Terzo film di fiction del documentarista canadese Philippe Lesage, Genèse continua il percorso autobiografico tracciato dai precedenti I demoni (2015) e Copenhague A Love Story (2016), confrontandosi con le pene che accompagnano la transizione verso l’età adulta in un tono piacevolmente naïve e intimista benché con una struttura non del tutto armoniosa.
Guillame – Théodore Pellerin – e Charlotte – Noée Abita –, fratello e sorella, conducono esistenze separate ma sono entrambi dinanzi a un bivio nella propria vita sentimentale: lui vorrebbe dichiararsi al suo migliore amico, lei trovare una via di scampo dalla sua attuale relazione. Armatisi di coraggio decideranno di prendere il toro per le corna, ma la società non sembra voler assecondare la loro scelta.
Amore e pulsione: questi i due poli della riflessione di Genèse, che mette sullo stesso piano le esperienze pudiche e omosessuali di Guillame e quelle libertine ed eterosessuali di Charlotte. L’atmosfera delle prime sequenze è sospesa e senza tempo, tanto da portarci a credere che il sogno dei protagonisti sia destinato ad avverarsi. Ed è proprio qui che l’autore ci trae in inganno: la magia si rarefà progressivamente scoprendo i meccanismi che regolano la vita in comunità e riportando i fratelli al punto di partenza, se non peggio. Il liceo (Wes)andersoniano dove studia Guillame si rivela un covo di bigotti che ripudia la sua sessualità, mentre il nuovo fidanzato di Charlotte è un dongiovanni che la sprofonda nella paranoia del tradimento.
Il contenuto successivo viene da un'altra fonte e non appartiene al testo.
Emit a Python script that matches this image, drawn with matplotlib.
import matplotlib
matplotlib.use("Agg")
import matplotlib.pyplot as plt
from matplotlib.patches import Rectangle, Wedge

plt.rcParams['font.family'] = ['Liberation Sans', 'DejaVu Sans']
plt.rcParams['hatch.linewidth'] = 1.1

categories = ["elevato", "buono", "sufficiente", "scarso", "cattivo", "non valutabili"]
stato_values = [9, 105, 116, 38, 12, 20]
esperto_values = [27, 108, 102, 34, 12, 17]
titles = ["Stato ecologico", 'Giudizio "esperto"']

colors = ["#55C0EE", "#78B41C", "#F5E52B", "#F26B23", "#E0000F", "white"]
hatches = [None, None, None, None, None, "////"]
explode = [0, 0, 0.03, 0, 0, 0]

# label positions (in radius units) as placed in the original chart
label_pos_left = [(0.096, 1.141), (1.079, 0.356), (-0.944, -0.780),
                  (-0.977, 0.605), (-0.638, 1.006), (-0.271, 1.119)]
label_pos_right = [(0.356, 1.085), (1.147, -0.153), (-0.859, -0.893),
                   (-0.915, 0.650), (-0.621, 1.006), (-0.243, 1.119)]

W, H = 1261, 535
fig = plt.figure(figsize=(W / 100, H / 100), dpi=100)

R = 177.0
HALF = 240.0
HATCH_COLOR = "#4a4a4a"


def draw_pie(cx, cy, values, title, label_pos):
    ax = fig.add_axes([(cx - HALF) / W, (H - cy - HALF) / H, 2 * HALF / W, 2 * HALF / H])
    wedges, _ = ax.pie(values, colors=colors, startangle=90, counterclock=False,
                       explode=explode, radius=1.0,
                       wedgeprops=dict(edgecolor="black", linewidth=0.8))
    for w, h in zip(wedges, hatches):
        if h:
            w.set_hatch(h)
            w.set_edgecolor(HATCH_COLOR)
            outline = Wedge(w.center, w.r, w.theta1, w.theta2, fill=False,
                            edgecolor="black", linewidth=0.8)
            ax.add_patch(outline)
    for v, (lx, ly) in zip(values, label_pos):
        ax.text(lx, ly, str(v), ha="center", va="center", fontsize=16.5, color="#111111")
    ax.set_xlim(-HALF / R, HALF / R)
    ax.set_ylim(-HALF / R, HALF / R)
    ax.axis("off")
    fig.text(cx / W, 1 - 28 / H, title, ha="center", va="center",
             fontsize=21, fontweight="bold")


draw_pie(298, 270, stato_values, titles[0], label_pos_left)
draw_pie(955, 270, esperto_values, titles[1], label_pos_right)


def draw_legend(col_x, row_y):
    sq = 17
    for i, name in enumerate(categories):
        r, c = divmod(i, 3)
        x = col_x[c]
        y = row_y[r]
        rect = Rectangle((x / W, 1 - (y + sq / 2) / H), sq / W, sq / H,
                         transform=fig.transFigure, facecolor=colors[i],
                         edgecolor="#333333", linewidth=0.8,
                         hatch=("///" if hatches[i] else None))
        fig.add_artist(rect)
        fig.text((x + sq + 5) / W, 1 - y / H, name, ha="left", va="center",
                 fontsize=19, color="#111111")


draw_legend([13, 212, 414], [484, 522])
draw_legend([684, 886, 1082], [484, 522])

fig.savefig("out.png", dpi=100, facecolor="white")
Anche se lasciata fuori dall’inquadratura, la realtà c’è ed è sempre pronta a colpire i sognatori. Un ritratto amaro che non offre scappatoie o soluzioni di comodo, anche se Lesage avrebbe potuto optare per una soluzione più economica in termini narrativi. Le reiterazioni – le serate in discoteca di lei, le sbronze da scolaretto di lui – sfidano la pazienza dello spettatore, omologando peraltro il regime temporale della pellicola impedendo di apprezzare i momenti di svolta nell’evoluzione dei personaggi. Ciononostante Genèse scorre abbastanza bene e riesce a coinvolgere con la sua semplicità, tradendo le aspettative così abilmente confermate nella sua prima metà.
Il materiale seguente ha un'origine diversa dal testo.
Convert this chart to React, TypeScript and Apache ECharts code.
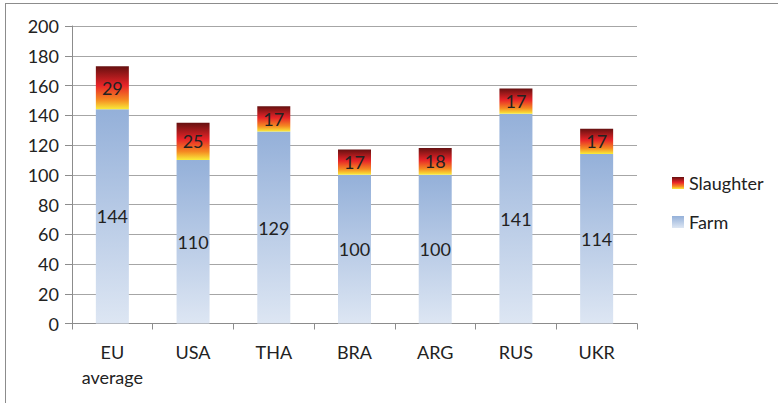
import React, { useEffect, useRef } from "react";
import * as echarts from "echarts";

const categories = ["EU\naverage", "USA", "THA", "BRA", "ARG", "RUS", "UKR"];
const farmValues = [144, 110, 129, 100, 100, 141, 114];
const slaughterValues = [29, 25, 17, 17, 18, 17, 17];
const yTicks = { min: 0, max: 200, interval: 20 };

const FONT = "Lato, 'Open Sans', sans-serif";

export default function App() {
  const ref = useRef<HTMLDivElement>(null);
  useEffect(() => {
    if (!ref.current) return;
    const chart = echarts.init(ref.current, null, { renderer: "svg" });
    const farmGrad = new echarts.graphic.LinearGradient(0, 0, 0, 1, [
      { offset: 0, color: "#94B0D9" },
      { offset: 1, color: "#DDE6F3" },
    ]);
    const slaughterGrad = new echarts.graphic.LinearGradient(0, 0, 0, 1, [
      { offset: 0, color: "#651010" },
      { offset: 0.45, color: "#E82428" },
      { offset: 0.78, color: "#F58A22" },
      { offset: 1, color: "#F9EC3A" },
    ]);
    chart.setOption({
      animation: false,
      textStyle: { fontFamily: FONT },
      grid: { left: 72, right: 141, top: 26, bottom: 79.5, containLabel: false },
      legend: {
        orient: "vertical",
        left: 667,
        top: 169,
        itemWidth: 12,
        itemHeight: 12,
        itemGap: 21,
        icon: "rect",
        data: ["Slaughter", "Farm"],
        textStyle: { fontSize: 18, color: "#222", fontFamily: FONT },
      },
      xAxis: {
        type: "category",
        data: categories,
        axisLine: { lineStyle: { color: "#8C8C8C", width: 1 } },
        axisTick: { show: true, length: 6, lineStyle: { color: "#8C8C8C" } },
        axisLabel: {
          fontSize: 18,
          color: "#222",
          lineHeight: 25,
          margin: 16,
          fontFamily: FONT,
        },
      },
      yAxis: {
        type: "value",
        min: yTicks.min,
        max: yTicks.max,
        interval: yTicks.interval,
        axisLine: { show: true, lineStyle: { color: "#8C8C8C", width: 1 } },
        axisTick: { show: true, length: 7, lineStyle: { color: "#8C8C8C" } },
        splitLine: { lineStyle: { color: "#A6A6A6", width: 1 } },
        axisLabel: { fontSize: 18, color: "#222", margin: 13, fontFamily: FONT },
      },
      series: [
        {
          name: "Farm",
          type: "bar",
          stack: "total",
          barWidth: 33,
          data: farmValues,
          itemStyle: { color: farmGrad },
          label: {
            show: true,
            position: "inside",
            fontSize: 18,
            color: "#222",
            fontFamily: FONT,
          },
        },
        {
          name: "Slaughter",
          type: "bar",
          stack: "total",
          barWidth: 33,
          data: slaughterValues,
          itemStyle: { color: slaughterGrad },
          label: {
            show: true,
            position: "inside",
            fontSize: 18,
            color: "#222",
            fontFamily: FONT,
          },
        },
      ],
    });
    return () => chart.dispose();
  }, []);
  return (
    <div style={{ position: "absolute", left: 0, top: 0, width: 778, height: 403, overflow: "hidden", background: "#fff" }}>
      <div
        style={{
          position: "absolute",
          left: 5,
          top: 3,
          width: 800,
          height: 420,
          borderLeft: "1px solid #8C8C8C",
          borderTop: "1px solid #8C8C8C",
        }}
      />
      <div ref={ref} style={{ position: "absolute", left: 0, top: 0, width: 778, height: 403 }} />
    </div>
  );
}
Resta comunque un grande punto interrogativo, ovvero l’inserto avulso dalla narrazione principale che chiude il film. In questi ultimi venti minuti, ci viene raccontata circa con gli stessi toni una storia d’amore preadolescenziale in un campeggio estivo: lui riesce solo a stringere la mano di lei, e questa rimane delusa e imbarazzata. A parte la canzone popolare cantata dagli animatori del camp – la stessa che Guillame cantava per far divertire i suoi compagni prima di essere ostracizzato –, sembra non esserci nessun legame con quanto visto fino a poco prima. Si tratta certo di una chiusa un po’ fuori luogo per un’opera convenzionale e povera di vis polemica come Genèse, ma è invero chiarificatoria rispetto a quanto il regista ha cercato di dirci. Dove c’è purezza, c’è per forza incomunicabilità, una barriera di entità tale da impedirci di entrare in contatto con l’altro con profitto.
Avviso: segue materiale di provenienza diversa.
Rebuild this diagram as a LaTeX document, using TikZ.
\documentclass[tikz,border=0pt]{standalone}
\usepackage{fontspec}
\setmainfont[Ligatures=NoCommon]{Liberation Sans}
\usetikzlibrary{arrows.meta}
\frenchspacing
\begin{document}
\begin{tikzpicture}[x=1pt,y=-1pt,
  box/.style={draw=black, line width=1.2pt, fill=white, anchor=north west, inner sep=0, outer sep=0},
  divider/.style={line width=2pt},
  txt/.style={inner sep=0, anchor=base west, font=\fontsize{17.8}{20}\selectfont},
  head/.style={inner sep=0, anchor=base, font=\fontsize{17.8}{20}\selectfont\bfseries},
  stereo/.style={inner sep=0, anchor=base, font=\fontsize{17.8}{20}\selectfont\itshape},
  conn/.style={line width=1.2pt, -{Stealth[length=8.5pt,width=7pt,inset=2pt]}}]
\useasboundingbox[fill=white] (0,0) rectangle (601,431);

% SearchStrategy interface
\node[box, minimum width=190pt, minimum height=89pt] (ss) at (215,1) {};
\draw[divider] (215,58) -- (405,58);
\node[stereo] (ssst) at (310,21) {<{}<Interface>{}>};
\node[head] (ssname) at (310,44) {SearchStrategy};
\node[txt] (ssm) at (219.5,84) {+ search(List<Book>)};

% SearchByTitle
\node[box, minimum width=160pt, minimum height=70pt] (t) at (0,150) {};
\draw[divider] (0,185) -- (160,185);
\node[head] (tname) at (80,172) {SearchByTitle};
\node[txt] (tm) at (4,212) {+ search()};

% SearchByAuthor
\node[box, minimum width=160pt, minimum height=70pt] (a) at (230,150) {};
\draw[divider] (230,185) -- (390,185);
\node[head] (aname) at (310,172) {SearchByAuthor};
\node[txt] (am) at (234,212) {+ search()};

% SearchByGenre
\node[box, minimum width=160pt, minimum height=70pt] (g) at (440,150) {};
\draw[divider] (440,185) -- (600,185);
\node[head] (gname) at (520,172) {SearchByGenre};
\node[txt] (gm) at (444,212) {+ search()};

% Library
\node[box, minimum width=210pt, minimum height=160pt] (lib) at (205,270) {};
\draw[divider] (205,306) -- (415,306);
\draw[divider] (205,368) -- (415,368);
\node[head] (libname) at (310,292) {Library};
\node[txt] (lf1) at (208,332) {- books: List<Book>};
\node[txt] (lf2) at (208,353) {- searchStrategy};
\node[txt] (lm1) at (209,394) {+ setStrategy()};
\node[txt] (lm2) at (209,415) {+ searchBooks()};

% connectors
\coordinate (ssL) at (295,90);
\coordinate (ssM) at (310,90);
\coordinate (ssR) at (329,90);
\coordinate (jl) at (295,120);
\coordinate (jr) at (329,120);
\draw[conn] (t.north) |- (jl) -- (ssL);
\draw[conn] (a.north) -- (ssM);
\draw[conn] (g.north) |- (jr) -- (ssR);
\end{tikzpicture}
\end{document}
Lesage insomma ribadisce la sua posizione e prosegue nella sua opera di demitizzazione: se I demoni dimostrava che l’infanzia è tutto meno che un’età spensierata, Genèse ci dice che gli anni delle prime “esperienze” non sono da meno. Una prova non proprio brillante nel contesto di questo Concorso Internazionale, ma coerente e genuina.